Now if only I had some sausage... :)

Wednesday, March 29, 2006

Someone had a BIG birthday!

I'm baaack. Again.

I apologize for the long disappearances. Just because I've defined 21st Century spinsterhood doesn't mean I've been ready to fully embrace it. But I'm back from the land of denial once again, and ready to explore the open road of my life's journey.

Since my last posting, I have discovered the joys of auntiehood, turned 40, and decided to get in touch with my creative side through a fiction-writing workshop. I still have not found a partner, but I am more at peace with that than ever. I think it is because I'm learning that as long as you give yourself to the world, you will get plenty back--even if it isn't exactly in the form that you had in mind. (My mom, by the way says I'm full of crap and that she knows I am unhappy. Bless her heart.)

I've also become more aware of how my decisions have led to where I am, and more willing to own up to them. I've had plenty of opportunities to pair up and perhaps settle down, and I've turned them down. I still do it. I'm trying to understand why.
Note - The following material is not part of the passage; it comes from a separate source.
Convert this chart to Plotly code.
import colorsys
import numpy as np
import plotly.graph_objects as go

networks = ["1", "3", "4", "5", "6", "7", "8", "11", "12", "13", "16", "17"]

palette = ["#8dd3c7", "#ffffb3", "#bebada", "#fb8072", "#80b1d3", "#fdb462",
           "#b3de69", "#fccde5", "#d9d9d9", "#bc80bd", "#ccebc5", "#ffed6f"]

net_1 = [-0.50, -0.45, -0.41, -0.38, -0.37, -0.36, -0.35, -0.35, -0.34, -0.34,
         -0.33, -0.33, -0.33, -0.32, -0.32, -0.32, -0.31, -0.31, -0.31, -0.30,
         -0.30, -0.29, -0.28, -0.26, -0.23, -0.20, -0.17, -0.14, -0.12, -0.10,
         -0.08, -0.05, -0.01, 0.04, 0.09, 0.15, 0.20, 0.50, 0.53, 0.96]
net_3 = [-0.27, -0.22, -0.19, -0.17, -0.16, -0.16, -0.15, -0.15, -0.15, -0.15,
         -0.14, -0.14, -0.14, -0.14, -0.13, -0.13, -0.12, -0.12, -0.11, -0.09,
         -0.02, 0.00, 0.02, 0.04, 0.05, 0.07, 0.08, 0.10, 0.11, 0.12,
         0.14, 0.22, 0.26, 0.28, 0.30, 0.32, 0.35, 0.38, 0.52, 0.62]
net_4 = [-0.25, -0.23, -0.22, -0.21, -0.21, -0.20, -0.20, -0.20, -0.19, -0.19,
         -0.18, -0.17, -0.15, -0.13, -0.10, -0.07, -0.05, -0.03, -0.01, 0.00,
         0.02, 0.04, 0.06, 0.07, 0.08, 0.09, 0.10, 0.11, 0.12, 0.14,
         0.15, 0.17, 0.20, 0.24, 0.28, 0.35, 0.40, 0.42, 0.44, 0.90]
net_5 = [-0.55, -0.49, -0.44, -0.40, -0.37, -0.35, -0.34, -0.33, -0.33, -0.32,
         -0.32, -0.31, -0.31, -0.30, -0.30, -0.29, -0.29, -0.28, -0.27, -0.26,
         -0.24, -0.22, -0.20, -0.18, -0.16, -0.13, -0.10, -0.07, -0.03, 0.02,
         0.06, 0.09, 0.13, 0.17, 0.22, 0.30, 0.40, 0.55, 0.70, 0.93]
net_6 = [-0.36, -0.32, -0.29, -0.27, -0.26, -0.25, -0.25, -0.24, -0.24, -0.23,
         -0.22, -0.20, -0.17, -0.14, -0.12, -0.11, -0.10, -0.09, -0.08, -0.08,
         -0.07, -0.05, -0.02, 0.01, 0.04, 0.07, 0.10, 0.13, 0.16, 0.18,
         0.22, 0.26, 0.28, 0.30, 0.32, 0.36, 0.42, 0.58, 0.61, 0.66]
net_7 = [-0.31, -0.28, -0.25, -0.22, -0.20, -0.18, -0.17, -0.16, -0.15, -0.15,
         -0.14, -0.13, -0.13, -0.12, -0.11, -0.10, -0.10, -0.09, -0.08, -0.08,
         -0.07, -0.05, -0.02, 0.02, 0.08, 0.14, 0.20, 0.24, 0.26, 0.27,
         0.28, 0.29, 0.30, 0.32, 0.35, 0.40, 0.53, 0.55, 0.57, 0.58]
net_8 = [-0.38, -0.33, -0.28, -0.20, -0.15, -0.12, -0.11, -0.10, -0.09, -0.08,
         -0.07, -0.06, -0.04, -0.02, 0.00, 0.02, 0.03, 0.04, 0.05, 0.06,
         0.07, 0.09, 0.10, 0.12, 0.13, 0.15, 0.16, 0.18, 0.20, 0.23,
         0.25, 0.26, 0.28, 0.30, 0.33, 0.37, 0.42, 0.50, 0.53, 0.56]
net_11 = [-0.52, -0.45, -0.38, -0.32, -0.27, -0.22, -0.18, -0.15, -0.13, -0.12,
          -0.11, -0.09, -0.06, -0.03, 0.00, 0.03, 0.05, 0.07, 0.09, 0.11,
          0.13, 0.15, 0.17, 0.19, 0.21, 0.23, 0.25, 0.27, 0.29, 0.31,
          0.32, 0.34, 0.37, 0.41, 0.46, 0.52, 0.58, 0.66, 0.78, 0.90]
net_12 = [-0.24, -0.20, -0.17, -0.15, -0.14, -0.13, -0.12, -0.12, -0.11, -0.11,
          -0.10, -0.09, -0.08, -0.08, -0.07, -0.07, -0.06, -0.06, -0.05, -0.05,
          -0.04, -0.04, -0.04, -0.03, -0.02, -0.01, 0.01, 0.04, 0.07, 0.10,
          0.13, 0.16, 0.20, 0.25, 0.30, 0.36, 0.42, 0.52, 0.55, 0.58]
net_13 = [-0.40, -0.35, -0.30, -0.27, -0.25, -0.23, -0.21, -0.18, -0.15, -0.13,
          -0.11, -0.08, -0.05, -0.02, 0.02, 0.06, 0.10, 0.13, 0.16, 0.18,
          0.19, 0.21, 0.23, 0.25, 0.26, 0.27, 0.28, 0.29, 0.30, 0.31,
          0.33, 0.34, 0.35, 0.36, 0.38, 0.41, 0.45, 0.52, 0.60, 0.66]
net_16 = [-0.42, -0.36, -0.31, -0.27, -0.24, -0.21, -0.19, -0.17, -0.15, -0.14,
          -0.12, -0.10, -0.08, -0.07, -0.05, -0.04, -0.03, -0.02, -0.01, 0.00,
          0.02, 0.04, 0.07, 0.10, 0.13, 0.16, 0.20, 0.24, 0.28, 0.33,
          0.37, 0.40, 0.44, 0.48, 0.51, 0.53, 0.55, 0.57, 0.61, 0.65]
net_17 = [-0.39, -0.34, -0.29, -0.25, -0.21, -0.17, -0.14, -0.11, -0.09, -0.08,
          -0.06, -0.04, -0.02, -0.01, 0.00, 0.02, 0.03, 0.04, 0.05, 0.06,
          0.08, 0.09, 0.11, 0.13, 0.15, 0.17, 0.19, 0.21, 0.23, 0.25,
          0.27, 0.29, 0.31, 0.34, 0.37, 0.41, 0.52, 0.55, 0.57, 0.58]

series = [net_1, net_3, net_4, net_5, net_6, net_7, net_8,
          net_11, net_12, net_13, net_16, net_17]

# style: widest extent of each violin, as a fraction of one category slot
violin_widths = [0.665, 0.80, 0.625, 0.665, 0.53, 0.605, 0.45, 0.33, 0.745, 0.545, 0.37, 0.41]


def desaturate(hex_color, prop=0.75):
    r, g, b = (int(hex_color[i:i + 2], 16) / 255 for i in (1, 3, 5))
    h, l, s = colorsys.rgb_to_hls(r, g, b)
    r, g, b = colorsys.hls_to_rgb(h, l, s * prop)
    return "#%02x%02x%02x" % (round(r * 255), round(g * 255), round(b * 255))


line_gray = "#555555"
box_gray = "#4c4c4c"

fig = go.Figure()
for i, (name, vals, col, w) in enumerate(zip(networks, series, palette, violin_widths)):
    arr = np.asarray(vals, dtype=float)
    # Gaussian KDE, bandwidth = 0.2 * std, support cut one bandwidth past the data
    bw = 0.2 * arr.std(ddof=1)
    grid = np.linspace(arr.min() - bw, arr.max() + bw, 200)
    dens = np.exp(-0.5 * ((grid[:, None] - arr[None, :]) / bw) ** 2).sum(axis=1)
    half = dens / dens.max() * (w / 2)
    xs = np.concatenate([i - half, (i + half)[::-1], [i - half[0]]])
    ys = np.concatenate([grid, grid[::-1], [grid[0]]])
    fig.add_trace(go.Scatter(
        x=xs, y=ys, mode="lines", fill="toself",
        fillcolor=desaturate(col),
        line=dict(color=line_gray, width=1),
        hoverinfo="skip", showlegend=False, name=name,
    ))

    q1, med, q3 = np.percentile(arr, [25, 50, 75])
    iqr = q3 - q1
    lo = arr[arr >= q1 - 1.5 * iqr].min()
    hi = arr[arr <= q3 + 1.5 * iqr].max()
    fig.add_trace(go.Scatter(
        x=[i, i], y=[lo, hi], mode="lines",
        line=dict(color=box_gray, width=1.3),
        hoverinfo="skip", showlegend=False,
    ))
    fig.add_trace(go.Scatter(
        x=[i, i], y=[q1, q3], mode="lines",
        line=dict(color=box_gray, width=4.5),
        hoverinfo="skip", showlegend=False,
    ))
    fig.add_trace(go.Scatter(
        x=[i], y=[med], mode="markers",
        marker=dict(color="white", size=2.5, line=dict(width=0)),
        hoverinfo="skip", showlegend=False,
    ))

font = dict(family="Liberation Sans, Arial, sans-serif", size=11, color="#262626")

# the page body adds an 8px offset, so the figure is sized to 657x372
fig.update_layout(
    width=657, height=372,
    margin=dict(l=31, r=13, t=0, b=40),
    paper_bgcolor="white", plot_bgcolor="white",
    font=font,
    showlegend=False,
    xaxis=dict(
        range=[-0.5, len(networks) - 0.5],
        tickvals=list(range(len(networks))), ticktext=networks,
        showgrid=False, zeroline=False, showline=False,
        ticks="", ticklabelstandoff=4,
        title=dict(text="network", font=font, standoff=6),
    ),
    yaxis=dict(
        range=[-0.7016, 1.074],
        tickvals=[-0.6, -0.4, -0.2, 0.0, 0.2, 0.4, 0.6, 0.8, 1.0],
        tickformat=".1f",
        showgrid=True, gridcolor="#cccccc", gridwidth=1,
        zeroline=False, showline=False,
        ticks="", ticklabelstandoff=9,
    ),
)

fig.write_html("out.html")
Anyway, there's plenty more to get into, but I just wanted to break the ice with this post.

Wednesday, July 28, 2004

Childless, or child-free?

Remember that Roy Lichtenstein-like cartoon that ran some years ago when all those "ticking biological clock" articles came out? You know the one, where a woman looks at her watch with an expression of utter shock and exclaims, "Oh my God, I forgot to have children!"

Her predicament seems absurd, and yet I suspect that a lot of 21st Century Spinsters (myself included) are like that woman. We didn't choose this as a lifestyle, nor were we forced into it. We simply let the chips fall as they may while we were focusing on other things, and oh well, here we are.

Yep, yep...

Yet there are those who do choose not to have children; in fact, they espouse the virtues of what they call the "child-free," (not childless) life. Apparently, nearly 7 million women of childbearing age defined themselves as voluntarily childless in 1995, up from 2.4 million in 1982, according to the National Center of Health Statistics.